Primero vivimos la apoteosis popular, fabulosa, del 14 de abril. Para digerir esta apoteosis —algo nunca visto tal vez en España—, siguieron luego unos días más bien tranquilos. Los observadores forasteros, la prensa extranjera, manifestaron su asombro ante un cambio de régimen tan unánime, plácido, sin efusión de sangre, pacífico. Tras tantos años —siglos— en los que los observadores habían demostrado el enorme arraigo de la Monarquía, el árbol ha caído sin que ningún rayo lo haya hendido. Al contemplar estas cosas, cada día me parece más extraño —inexplicable— que el periódico me haya enviado aquí para seguir los acontecimientos. Las informaciones periodísticas se han hecho siempre a base de ideas preconcebidas y de libros. Ahora, en esta tierra, no hay nada: ni ideas preconcebidas, ni libros, ni papeles. No entiendo nada. Me ocurre como a la inmensa mayoría de los ciudadanos del país: no veo nada. ¿Qué sucede bajo la superficie de las cosas? Como a gran parte de los republicanos, me falla completamente la información.
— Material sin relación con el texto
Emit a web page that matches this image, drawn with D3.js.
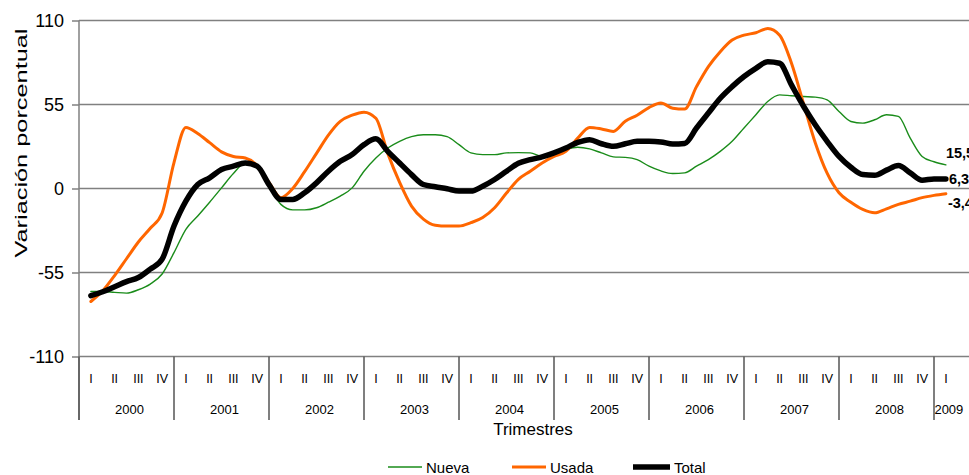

Las cosas, ahora, vuelven a animarse. Los cafés están llenos —la tarde entera y parte de la noche—. Hay innumerables tertulias, renovadas constantemente: unas se van y otras vienen. Son todas políticas. Una pequeñez cualquiera se convierte en un asunto político. Se discute encarnizadamente. A veces el asunto es tan insignificante que resulta difícil entenderlo. El periodista no puede entrar en este hormigueo de nimiedades grotescas. La nimiedad es una de las características del provincianismo. Pero es un hecho: a la gente le gusta esta efervescencia. Mi amigo Serradell, leridano, de los valles —si no ando equivocado— de Lérida, un hombre joven, grueso, gran personaje de la francmasonería, se pasea al atardecer, rodeado de muchos amigos, por la calle de Alcalá. Se asemeja a veces a un Buda joven y rubio al que la afluencia humana mantiene algo displicente. Si le encuentro por casualidad en el hall del Palace, me saluda en un castellano abarrocado y engolado, siempre equívoco, con una satisfacción que le rezuma por todo el cuerpo, contenido, envarado y difícil. Por su forma de hablar, sospecho a veces que ha leído a Quevedo. Otras, que no sabe nada de nada, y que habla de esta manera porque está convencido de que hay que hablar así. ¡Pero este acento de Lérida!
Esta agitación que se ha producido en los cafés —en las casas particulares debe de ocurrir otro tanto— parece en ocasiones un fenómeno de satisfacción. En otras ocasiones ya no lo parece tanto. ¿Cuál será la causa? ¿En qué consistirá?